Ces 44es Journées étaient comme les premières pour moi !
C’était une première le samedi, d’entendre ces cas de femmes, femmes lues et entendues depuis leur être mère, sans qu’il soit question à aucun moment de faire consister la mère-une, mère-crocodile, que nous avons d’ailleurs symboliquement grignotée dès notre arrivée !
Nul doute que certaines, parmi celles que nous avons rencontrées par la bouche de leur analyste, aient pu être pour leur enfant des mères-ravages, des mères-sauvages… Mais ce qui m’a frappée fut la rigueur extrême observée, il ne fut jamais cédé à l’imaginaire d’un rapport mère enfant qu’il y aurait, sous le nom d’apparence inoffensif de « relation » mère-enfant. Il n’était pas question là de la clinique de l’enfant, ni même à aucun moment de mettre en lien la clinique de l’enfant et celle de la mère : une ligne de séparation a été scientifiquement donnée dès le début dans l’argument établi par Christiane Alberti. Il ne s’agissait pas d’examiner la zone de choc, ni même la zone emboceptrice où le lien mère/enfant trouve à se constituer « entre eux ». Il s’agissait plutôt d’explorer pour chacune l’articulation, ou l’impossible articulation, de la mère et de la femme, plutôt l’examen de cette ligne de partage et de ses conditions d’émergences pour chacune d’elles.
En écoutant les cas samedi, il me sembla donc qu’une ligne avait bougé qui n’écrivait plus la même histoire, voire, qui décompléta radicalement toute possible histoire des mères ; comme si les cas exposés avait été traversés de cette distinction que Lacan établit quand il fait passer la ligne de séparation non plus entre la mère et l’enfant mais entre la mère et le sein : une séparation entre elle-même, entre la mère et la femme, entre la femme et ses objets… Ce n’est pas du tout la même chose que d’examiner la mère depuis les symptômes ou les dires de son enfant.

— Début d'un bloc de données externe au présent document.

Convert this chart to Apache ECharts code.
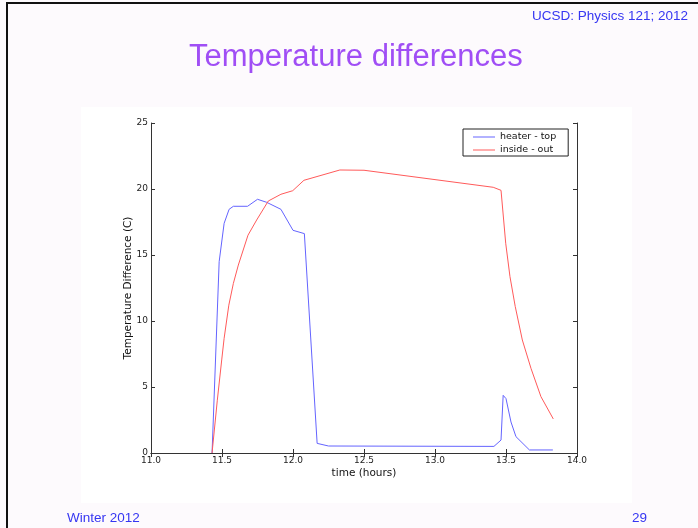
<!DOCTYPE html>
<html><head><meta charset="utf-8">
<script src="https://cdn.jsdelivr.net/npm/echarts@6/dist/echarts.min.js"></script>
<style>html,body{margin:0;padding:0;background:#fdfafd}#c{width:698px;height:528px}</style>
</head><body><div id="c"></div>
<script>
const heaterTime = [11.43, 11.48, 11.515, 11.55, 11.58, 11.68, 11.75, 11.815, 11.915, 12.0, 12.08, 12.17, 12.25, 13.415, 13.465, 13.48, 13.5, 13.535, 13.57, 13.665, 13.83];
const heaterVal  = [0, 14.5, 17.4, 18.46, 18.69, 18.69, 19.22, 18.99, 18.46, 16.87, 16.62, 0.73, 0.53, 0.5, 0.98, 4.37, 4.12, 2.35, 1.24, 0.23, 0.23];
const insideTime = [11.43, 11.467, 11.498, 11.515, 11.548, 11.58, 11.615, 11.683, 11.744, 11.826, 11.915, 11.998, 12.077, 12.33, 12.5, 13.41, 13.465, 13.498, 13.528, 13.565, 13.615, 13.676, 13.746, 13.833];
const insideVal  = [0, 4.0, 7.05, 8.69, 11.2, 12.85, 14.24, 16.5, 17.65, 19.09, 19.6, 19.87, 20.66, 21.44, 21.42, 20.13, 19.9, 15.89, 13.36, 11.1, 8.56, 6.41, 4.27, 2.58];
const xTicks = ['11.0','11.5','12.0','12.5','13.0','13.5','14.0'];
const seriesNames = ['heater - top', 'inside - out'];

const zip = (a, b) => a.map((v, i) => [v, b[i]]);
const tickFont = {fontFamily: 'DejaVu Sans', fontSize: 9, color: '#222'};
const axisLine = {lineStyle: {color: '#333', width: 1}};
const chart = echarts.init(document.getElementById('c'), null, {renderer: 'canvas'});
chart.setOption({
  animation: false,
  backgroundColor: '#fdfafd',
  graphic: [
    {type: 'rect', z: -10, shape: {x: 81, y: 107, width: 551, height: 396}, style: {fill: '#ffffff'}},
    {type: 'line', shape: {x1: 6, y1: 3, x2: 698, y2: 3}, style: {stroke: '#111', lineWidth: 2}},
    {type: 'line', shape: {x1: 7, y1: 3, x2: 7, y2: 528}, style: {stroke: '#111', lineWidth: 2}},
    {type: 'text', left: 189, top: 42, style: {text: 'Temperature differences', font: '31px "Liberation Sans", Arial, sans-serif', fill: '#a04ef5', shadowColor: 'rgba(0,0,0,0.35)', shadowBlur: 3, shadowOffsetX: 2, shadowOffsetY: 2}},
    {type: 'text', right: 10, top: 9, style: {text: 'UCSD: Physics 121; 2012', font: '13.5px "Liberation Sans", Arial, sans-serif', fill: '#3636f2'}},
    {type: 'text', left: 67, top: 511, style: {text: 'Winter 2012', font: '13.5px "Liberation Sans", Arial, sans-serif', fill: '#3636f2'}},
    {type: 'text', left: 632, top: 511, style: {text: '29', font: '13.5px "Liberation Sans", Arial, sans-serif', fill: '#3636f2'}}
  ],
  grid: {left: 151, top: 123, width: 426, height: 330, containLabel: false},
  legend: {
    orient: 'vertical', left: 463, top: 129,
    data: seriesNames, icon: 'rect', itemWidth: 22, itemHeight: 1, itemGap: 3,
    padding: [3, 12, 1, 10], borderColor: '#222', borderWidth: 1, backgroundColor: '#fff',
    textStyle: {fontFamily: 'DejaVu Sans', fontSize: 9.5, color: '#111', lineHeight: 9}
  },
  xAxis: [
    {type: 'value', min: 11, max: 14, interval: 0.5, position: 'bottom',
     axisLine: axisLine, axisTick: {inside: true, length: 4, lineStyle: {color: '#333'}},
     axisLabel: Object.assign({margin: 3, formatter: (v) => xTicks[Math.round((v - 11) * 2)]}, tickFont),
     splitLine: {show: false},
     name: 'time (hours)', nameLocation: 'middle', nameGap: 15, nameMoveOverlap: false,
     nameTextStyle: {fontFamily: 'DejaVu Sans', fontSize: 10.5, color: '#111'}},
    {type: 'value', min: 11, max: 14, interval: 0.5, position: 'top',
     axisLine: axisLine, axisTick: {inside: true, length: 4, lineStyle: {color: '#333'}},
     axisLabel: {show: false}, splitLine: {show: false}}
  ],
  yAxis: [
    {type: 'value', min: 0, max: 25, interval: 5, position: 'left',
     axisLine: Object.assign({onZero: false}, axisLine), axisTick: {inside: true, length: 4, lineStyle: {color: '#333'}},
     axisLabel: Object.assign({margin: 3}, tickFont), splitLine: {show: false},
     name: 'Temperature Difference (C)', nameLocation: 'middle', nameGap: 17, nameRotate: 90, nameMoveOverlap: false,
     nameTextStyle: {fontFamily: 'DejaVu Sans', fontSize: 10.5, color: '#111'}},
    {type: 'value', min: 0, max: 25, interval: 5, position: 'right',
     axisLine: axisLine, axisTick: {inside: true, length: 4, lineStyle: {color: '#333'}},
     axisLabel: {show: false}, splitLine: {show: false}}
  ],
  series: [
    {name: seriesNames[0], type: 'line', data: zip(heaterTime, heaterVal), showSymbol: false, symbol: 'none',
     lineStyle: {color: '#6464ff', width: 1}, itemStyle: {color: '#6464ff'}},
    {name: seriesNames[1], type: 'line', data: zip(insideTime, insideVal), showSymbol: false, symbol: 'none',
     lineStyle: {color: '#ff5a5a', width: 1}, itemStyle: {color: '#ff5a5a'}}
  ]
});
</script></body></html>
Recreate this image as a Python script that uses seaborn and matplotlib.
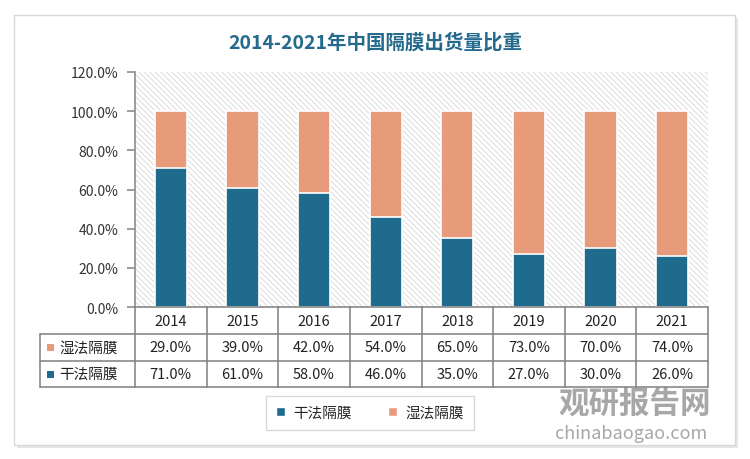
import numpy as np
import pandas as pd
import matplotlib
matplotlib.use('Agg')
import matplotlib.pyplot as plt
import seaborn as sns
from matplotlib.patches import Rectangle, Patch

years = ['2014', '2015', '2016', '2017', '2018', '2019', '2020', '2021']
wet = [29.0, 39.0, 42.0, 54.0, 65.0, 73.0, 70.0, 74.0]
dry = [71.0, 61.0, 58.0, 46.0, 35.0, 27.0, 30.0, 26.0]
series_names = ['干法隔膜', '湿法隔膜']
y_ticks = [0, 20, 40, 60, 80, 100, 120]
title = '2014-2021年中国隔膜出货量比重'

c_dry = '#1f6b8e'
c_wet = '#e89b7b'

sns.set_theme(style='white')
plt.rcParams['font.family'] = ['Noto Sans CJK SC', 'DejaVu Sans']
plt.rcParams['hatch.linewidth'] = 0.6

df = pd.DataFrame({'year': years, 'dry': dry, 'wet': wet})
df['total'] = df['dry'] + df['wet']

W, H = 750, 460
fig = plt.figure(figsize=(7.5, 4.6), dpi=100)
fig.patch.set_facecolor('white')

def fx(px):
    return px / W

def fy(py):
    return 1 - py / H

# outer frame with shadow
fig.patches.append(Rectangle((fx(17), fy(449)), fx(721), (430) / H, transform=fig.transFigure,
                             facecolor='#e6e6e6', edgecolor='none', zorder=-2))
fig.patches.append(Rectangle((fx(14), fy(446)), fx(721), (430) / H, transform=fig.transFigure,
                             facecolor='white', edgecolor='#d8d8d8', lw=1, zorder=-1))

left, right, top, bottom = 135, 708, 73, 308
ax = fig.add_axes([fx(left), fy(bottom), fx(right - left), (bottom - top) / H])
ax.set_zorder(2)
ax.set_facecolor('none')
ax.add_patch(Rectangle((0, 0), 1, 1, transform=ax.transAxes, facecolor='white',
                       edgecolor='#d6d6d6', hatch='\\\\\\\\\\\\', lw=0, zorder=0))

sns.barplot(data=df, x='year', y='total', color=c_wet, width=0.45, ax=ax,
            edgecolor='white', linewidth=1.2, saturation=1, zorder=3)
sns.barplot(data=df, x='year', y='dry', color=c_dry, width=0.45, ax=ax,
            edgecolor='white', linewidth=1.2, saturation=1, zorder=4)

ax.set_ylim(0, 120)
ax.set_xlim(-0.5, len(years) - 0.5)
ax.set_yticks(y_ticks)
ax.set_yticklabels([f'{v:.1f}%' for v in y_ticks], fontsize=10, color='#333333')
ax.set_xticks([])
ax.set_xlabel('')
ax.set_ylabel('')
for s in ['top', 'right', 'bottom']:
    ax.spines[s].set_visible(False)
ax.spines['left'].set_color('#8c8c8c')
ax.spines['left'].set_linewidth(1.2)
ax.tick_params(axis='y', left=True, length=6, width=1.2, color='#8c8c8c', pad=6)

fig.text(0.5, fy(43), title, ha='center', va='center', fontsize=14,
         fontweight='bold', color='#236a8c')

# data table under the axes
line_kw = dict(color='#7f7f7f', lw=1.1, transform=fig.transFigure, zorder=5)
col_w = (right - left) / len(years)
rows_y = [308, 335, 362, 388]
tab_left = 40
fig.add_artist(plt.Line2D([fx(left), fx(right)], [fy(rows_y[0])] * 2, **line_kw))
for ry in rows_y[1:]:
    fig.add_artist(plt.Line2D([fx(tab_left), fx(right)], [fy(ry)] * 2, **line_kw))
fig.add_artist(plt.Line2D([fx(tab_left)] * 2, [fy(rows_y[1]), fy(rows_y[3])], **line_kw))
for i in range(len(years) + 1):
    xx = left + i * col_w
    fig.add_artist(plt.Line2D([fx(xx)] * 2, [fy(rows_y[0]), fy(rows_y[3])], **line_kw))

tab_rows = [(series_names[1], wet, c_wet), (series_names[0], dry, c_dry)]
for i, y in enumerate(years):
    fig.text(fx(left + (i + 0.5) * col_w), fy((rows_y[0] + rows_y[1]) / 2), y,
             ha='center', va='center', fontsize=10.5, color='#222222')
for r, (name, vals, col) in enumerate(tab_rows):
    cy = fy((rows_y[r + 1] + rows_y[r + 2]) / 2)
    fig.patches.append(Rectangle((fx(47), cy - 3.5 / H), fx(7), 7 / H,
                                 transform=fig.transFigure, facecolor=col, edgecolor='none'))
    fig.text(fx(59), cy, name, ha='left', va='center', fontsize=10.5, color='#222222')
    for i, v in enumerate(vals):
        fig.text(fx(left + (i + 0.5) * col_w), cy, f'{v:.1f}%',
                 ha='center', va='center', fontsize=10.5, color='#222222')

handles = [Patch(facecolor=c_dry, label=series_names[0]),
           Patch(facecolor=c_wet, label=series_names[1])]
leg = fig.legend(handles=handles, loc='center', bbox_to_anchor=(fx(370), fy(414)),
                 ncol=2, frameon=True, fontsize=10.5, handlelength=0.6, handleheight=0.6,
                 columnspacing=2.5, handletextpad=0.6, borderpad=0.7, fancybox=False)
leg.get_frame().set_edgecolor('#d0d0d0')
leg.get_frame().set_linewidth(1)

# watermark
fig.text(fx(635), fy(404), '观研报告网', ha='center', va='center', fontsize=22,
         fontweight='bold', color='#8a8a8a', alpha=0.75)
fig.text(fx(631), fy(434), 'chinabaogao.com', ha='center', va='center', fontsize=13,
         color='#8a8a8a', alpha=0.75)

fig.savefig('out.png', dpi=100, facecolor='white')
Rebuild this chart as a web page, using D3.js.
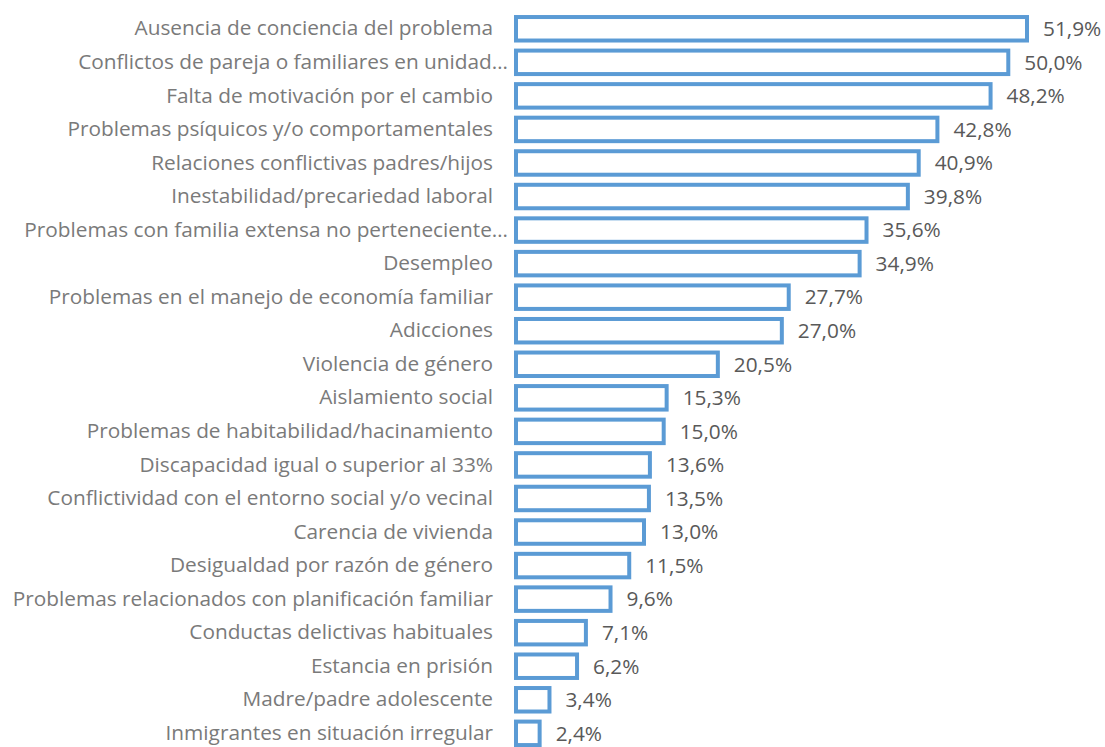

Enfin, il me semble qu’une place attentive a été calculée au plus juste pour situer au cœur des Journées sans l’évacuer, l’inhumanité qui loge au creux de l’être mère. Le frémissement qui a parcouru vos corps aussi bien que le mien sans doute, avec cette scène où une femme s’apprêtait à noyer son bébé, mais aussi le comique désespéré épinglé dans les saynètes théâtrales du dimanche, ont ménagé une place à cette mère-là, mythique et réelle, comme pour mieux permettre d’axer le projecteur sur les voiles et les montages que chacune trouve pour surmonter ce point d’inhumanité. Ce point, mythique et réel, fondamental, ne dit pas le dernier mot sur les mères. Les 44es Journées en ont apporté la preuve.